■ **What is required**: In the entries below, print exactly the lines from the first through the one with "import pandas as pd", both included, and none of the pictures.

■ **Plotting code records**:
^^^^^^^^
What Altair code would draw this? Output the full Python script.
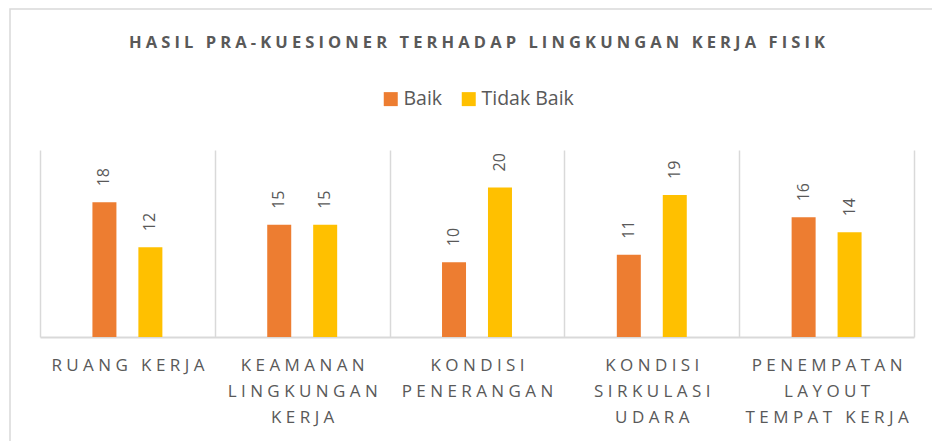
import altair as alt
import pandas as pd

# ---- data ----
category_lines = [
    ["RUANG KERJA"],
    ["KEAMANAN", "LINGKUNGAN", "KERJA"],
    ["KONDISI", "PENERANGAN"],
    ["KONDISI", "SIRKULASI", "UDARA"],
    ["PENEMPATAN", "LAYOUT", "TEMPAT KERJA"],
]
baik = [18, 15, 10, 11, 16]
tidak_baik = [12, 15, 20, 19, 14]
series = ["Baik", "Tidak Baik"]
colors = ["#ED7D31", "#FFC000"]
title_text = "HASIL PRA-KUESIONER TERHADAP LINGKUNGAN KERJA FISIK"


def spaced(s, gap, wordgap):
    return wordgap.join(gap.join(w) for w in s.split(" "))


NB = "\u00a0"
cat_labels = ["|".join(spaced(l, NB, NB * 3) for l in lines) for lines in category_lines]

rows = []
for c, b, t in zip(cat_labels, baik, tidak_baik):
    rows.append({"cat": c, "series": "Baik", "value": b})
    rows.append({"cat": c, "series": "Tidak Baik", "value": t})
df = pd.DataFrame(rows)

FONT = "Open Sans"
GRAY = "#595959"
LINE = "#d9d9d9"

base = alt.Chart(df).encode(
    x=alt.X(
        "cat:N",
        sort=cat_labels,
        scale=alt.Scale(paddingInner=0, paddingOuter=0),
        axis=alt.Axis(
            title=None,
            labelExpr="split(datum.label, '|')",
            labelAngle=0,
            labelFont=FONT,
            labelFontSize=17,
            labelColor=GRAY,
            labelLineHeight=26,
            labelPadding=20,
            labelBaseline="top",
            labelLimit=0,
            labelOverlap=False,
            labelBound=False,
            ticks=False,
            domainColor=LINE,
            domainWidth=2,
            grid=True,
            gridColor=LINE,
            gridWidth=1.5,
            tickBand="extent",
        ),
    ),
    xOffset=alt.XOffset(
        "series:N",
        sort=series,
        scale=alt.Scale(paddingInner=0, paddingOuter=0.902),
    ),
    y=alt.Y("value:Q", scale=alt.Scale(domain=[0, 25]), axis=None),
)

bars = base.mark_bar(size=24).encode(
    color=alt.Color(
        "series:N",
        sort=series,
        scale=alt.Scale(domain=series, range=colors),
        legend=alt.Legend(
            orient="none",
            legendX=341,
            legendY=-61,
            direction="horizontal",
            title=None,
            symbolType="square",
            symbolSize=196,
            symbolStrokeWidth=0,
            labelFont=FONT,
            labelFontSize=19.5,
            labelColor=GRAY,
            columnPadding=16,
            labelOffset=3,
            padding=0,
        ),
    )
)

labels = base.mark_text(
    angle=270,
    align="left",
    baseline="middle",
    dx=16,
    font=FONT,
    fontSize=16,
    color=GRAY,
).encode(text="value:Q")

frame = (
    alt.Chart(pd.DataFrame({"a": [0]}))
    .mark_rect(filled=False, stroke=LINE, strokeWidth=1.5)
    .encode(
        x=alt.value(-30),
        x2=alt.value(900),
        y=alt.value(-141),
        y2=alt.value(300),
    )
)

chart = (
    alt.layer(frame, bars, labels)
    .properties(
        width=874,
        height=187,
        padding={"left": 40, "top": 150, "right": 18, "bottom": 104},
        autosize="none",
        title=alt.TitleParams(
            text=spaced(title_text, "\u2005", "\u2005" * 3),
            font=FONT,
            fontSize=16.5,
            fontWeight="bold",
            color=GRAY,
            anchor="middle",
            baseline="alphabetic",
            offset=-56,
        ),
    )
    .configure_view(stroke=None)
)

chart.save("out.html", embed_options={"renderer": "svg", "actions": False})
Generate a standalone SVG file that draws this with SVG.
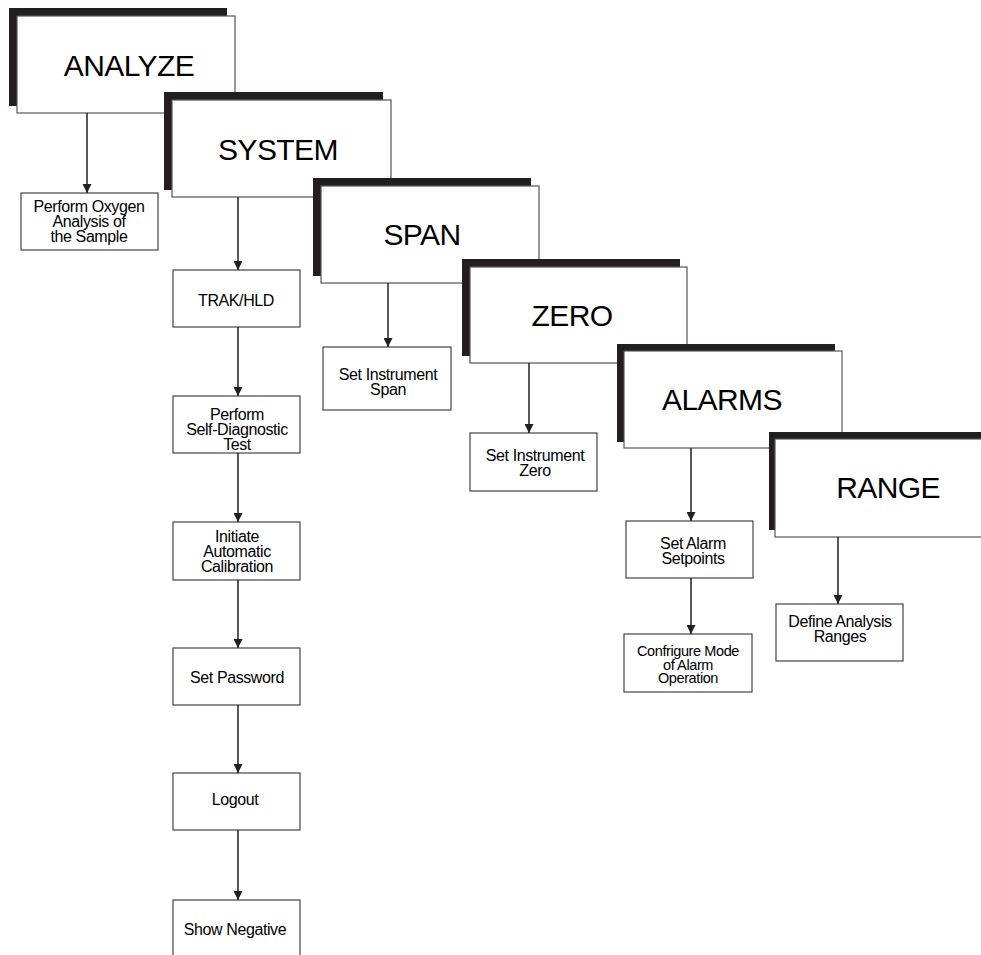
^^^^^^^^
■ **Solution for this task**:
What Altair code would draw this? Output the full Python script.
import altair as alt
import pandas as pd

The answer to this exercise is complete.